Since the Bush-appointed National Labor Relations Board (NLRB) decided last summer to strip graduate teachers of their legal status as employees, GESO has expanded its focus beyond New Haven to build alliances with other academic workers around the country. The Supreme Court decision in the Yeshiva University case twenty-five years ago, which stripped faculty at private universities of the right to organize, was followed by a rapid increase in poorly-paid, part-time, temporary, and insecure positions. With that history in mind, the current generation of graduate students has no choice but to fight the Bush administration’s attempt to strike a similar blow to our unionization movement. We are beginning that fight with the current strikes at Yale and Columbia, the first ever coordinated job action in the Ivy League, which has drawn the support of already recognized academic unions across the country and the international labor movement.
My reasons for striking are connected to this larger national picture and grow out of my experience on the job market this year. Looking for an academic job for the first time, I was prepared for the paltry number of tenure-track jobs in my field. But I was surprised to find that because the pool of applicants was so large, universities were free to ratchet up the requirements for these job at will. A finished dissertation was no longer an asset in a market where some applicants had published books on their resume. A job talk was no longer good enough as a demonstration of scholarly expertise; increasingly, schools demanded more or less extensive demonstrations of teaching skills as part of on-campus interviews.
Related to these increasingly tough requirements is the proliferation of history post-docs, a trend which recently extended into my own department. This spring, the Yale administration imposed the creation of a teaching post-doc in my department, against the wishes of faculty and students. This abrogation of departmental self-governance is unacceptable to me and many of my colleagues. Moreover, we refuse to allow casual labor to get even more of a foothold in what is still one of the best history departments in the nation.

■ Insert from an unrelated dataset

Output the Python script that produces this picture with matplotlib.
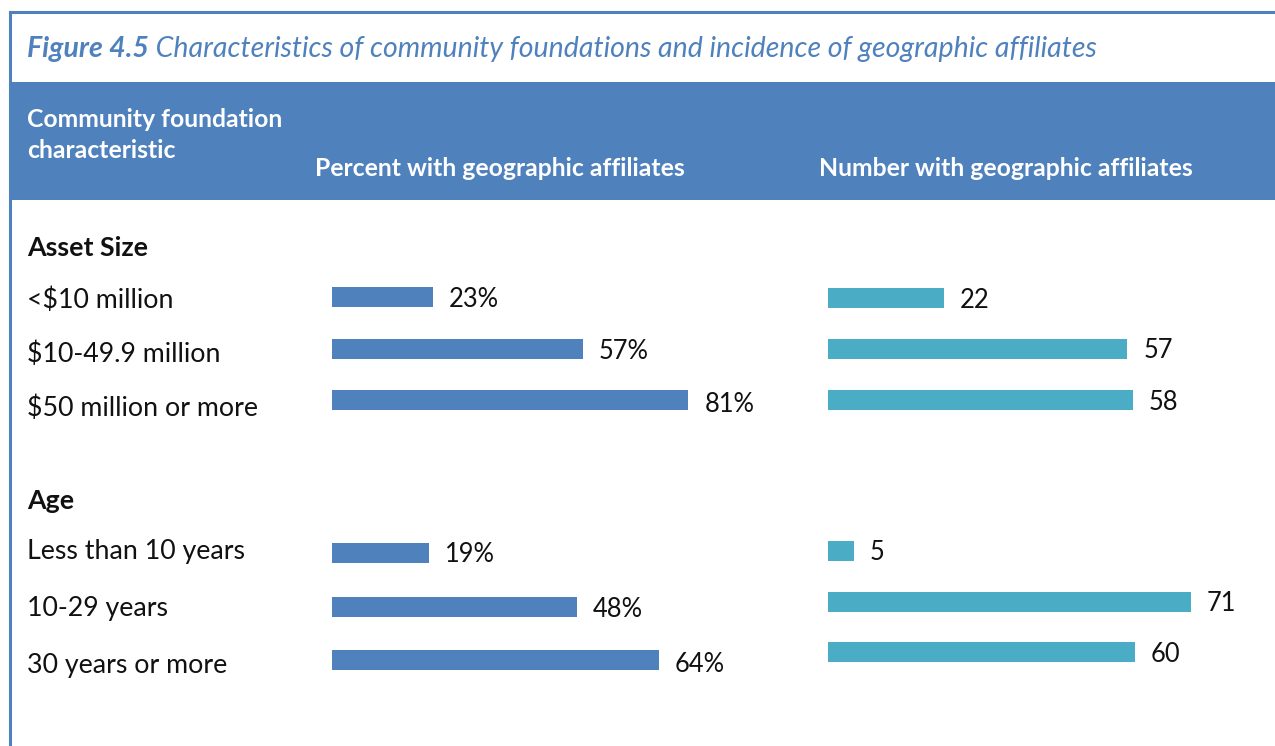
import matplotlib
matplotlib.use("Agg")
import matplotlib.pyplot as plt
from matplotlib.patches import Rectangle
from matplotlib.lines import Line2D
from matplotlib.transforms import blended_transform_factory

# ---- data ----
asset_labels = ["<$10 million", "$10-49.9 million", "$50 million or more"]
asset_pct = [23, 57, 81]
asset_num = [22, 57, 58]
age_labels = ["Less than 10 years", "10-29 years", "30 years or more"]
age_pct = [19, 48, 64]
age_num = [5, 71, 60]

title_bold = "Figure 4.5"
title_rest = " Characteristics of community foundations and incidence of geographic affiliates"
col_headers = ["Community foundation\ncharacteristic",
               "Percent with geographic affiliates",
               "Number with geographic affiliates"]
section_titles = ["Asset Size", "Age"]

BLUE = "#4f81bd"
TEAL = "#4bacc6"
FONT = "Lato"
TXT = "#111111"

W, H = 1275, 746
fig = plt.figure(figsize=(W / 100, H / 100), dpi=100)
fig.patch.set_facecolor("white")

def fx(x):
    return x / W

def fy(y):
    return 1 - y / H

# border and header band
fig.add_artist(Line2D([fx(10), fx(10)], [fy(12), fy(H + 5)], color=BLUE, lw=2.2, transform=fig.transFigure))
fig.add_artist(Line2D([fx(10), fx(W + 5)], [fy(12), fy(12)], color=BLUE, lw=2.2, transform=fig.transFigure))
fig.add_artist(Rectangle((fx(11), fy(200)), fx(W - 11), (200 - 82) / H, color=BLUE, transform=fig.transFigure, lw=0))

# title
TS = 20.5
t1 = fig.text(fx(27), fy(49), title_bold, color=BLUE, fontsize=TS, fontweight="bold", style="italic",
              family=FONT, va="center", ha="left")
fig.canvas.draw()
bb = t1.get_window_extent()
fig.text(bb.x1 / W, fy(49), title_rest, color=BLUE, fontsize=TS, style="italic",
         family=FONT, va="center", ha="left")

# headers
HS = 17.8
fig.text(fx(27), fy(135), col_headers[0], color="white", fontsize=HS, fontweight="bold",
         family=FONT, va="center", ha="left", linespacing=1.45)
fig.text(fx(315), fy(168), col_headers[1], color="white", fontsize=HS, fontweight="bold",
         family=FONT, va="center", ha="left")
fig.text(fx(819), fy(168), col_headers[2], color="white", fontsize=HS, fontweight="bold",
         family=FONT, va="center", ha="left")

# section titles
fig.text(fx(27), fy(248), section_titles[0], fontsize=19.3, fontweight="bold", family=FONT, va="center", color=TXT)
fig.text(fx(27), fy(501), section_titles[1], fontsize=19.3, fontweight="bold", family=FONT, va="center", color=TXT)


def panel(x0, yc, spacing, px_per_unit, values, color, fmt, val_offsets, labels=None, lab_offsets=None):
    n = len(values)
    width_px = 100 * px_per_unit
    height_px = n * spacing
    top = yc - height_px / 2
    ax = fig.add_axes([fx(x0), fy(top + height_px), width_px / W, height_px / H])
    ax.set_xlim(0, 100)
    ax.set_ylim(n - 0.5, -0.5)
    ax.axis("off")
    bh = 20 / spacing
    ax.barh(range(n), values, height=bh, color=color, edgecolor="none")
    for i, v in enumerate(values):
        ax.annotate(fmt(v), xy=(v, i), xytext=(11.5, -val_offsets[i] * 0.72), textcoords="offset points",
                    va="center", ha="left", fontsize=18.4, family=FONT, color=TXT)
    if labels is not None:
        tr = blended_transform_factory(fig.transFigure, ax.transData)
        for i, lab in enumerate(labels):
            ax.annotate(lab, xy=(fx(27), i), xycoords=tr, xytext=(0, -lab_offsets[i] * 0.72),
                        textcoords="offset points", va="center", ha="left", fontsize=19.3,
                        family=FONT, color=TXT)
    return ax

pct = lambda v: f"{v}%"
num = lambda v: f"{v}"

# Asset size
panel(332, 348.5, 51.5, 4.4, asset_pct, BLUE, pct, (2, 3, 4), asset_labels, lab_offsets=(3, 6, 8))
panel(828, 349, 51, 5.25, asset_num, TEAL, num, (2, 2, 2))
# Age
panel(332, 606.5, 53.5, 5.11, age_pct, BLUE, pct, (1, 3, 4), age_labels, lab_offsets=(-1, 2, 6))
panel(828, 601.5, 50.5, 5.11, age_num, TEAL, num, (2, 2, 2))

fig.savefig("out.png", dpi=100, facecolor="white")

Taking a post-doc is supposed to give an up-and-coming scholar an edge in the crowded job market, by bestowing prestige, providing the time to polish a book manuscript, and by offering the “opportunity” to gain teaching experience. However, as more post-docs are created and involve teaching duties (make that “opportunities”), they are simply becoming another class of adjuncts doing the teaching and advising of undergraduates that used to be the responsibility of tenure-track faculty. As a recent article in the Chronicle of Higher Education (“Holding Pattern in the Humanities,” March 11, 2005) noted, the humanities seem to be following a path familiar to those in the life sciences, where post-docs have become a ubiquitous, and often terminal, part of young researchers’ careers in the academy.
Contrary to arguments that organizing will destroy the relationship between students and their mentors, this is a fight in which we and our mentors can unite to preserve the integrity of our department and of our profession. Unable to find a tenure-track position for next year, I have accepted a one-year post-doc position. As an individual, I have to make the best of the present situation. But as part of a movement of academics, I am fighting in the streets to make sure that future generations of historians will have better options.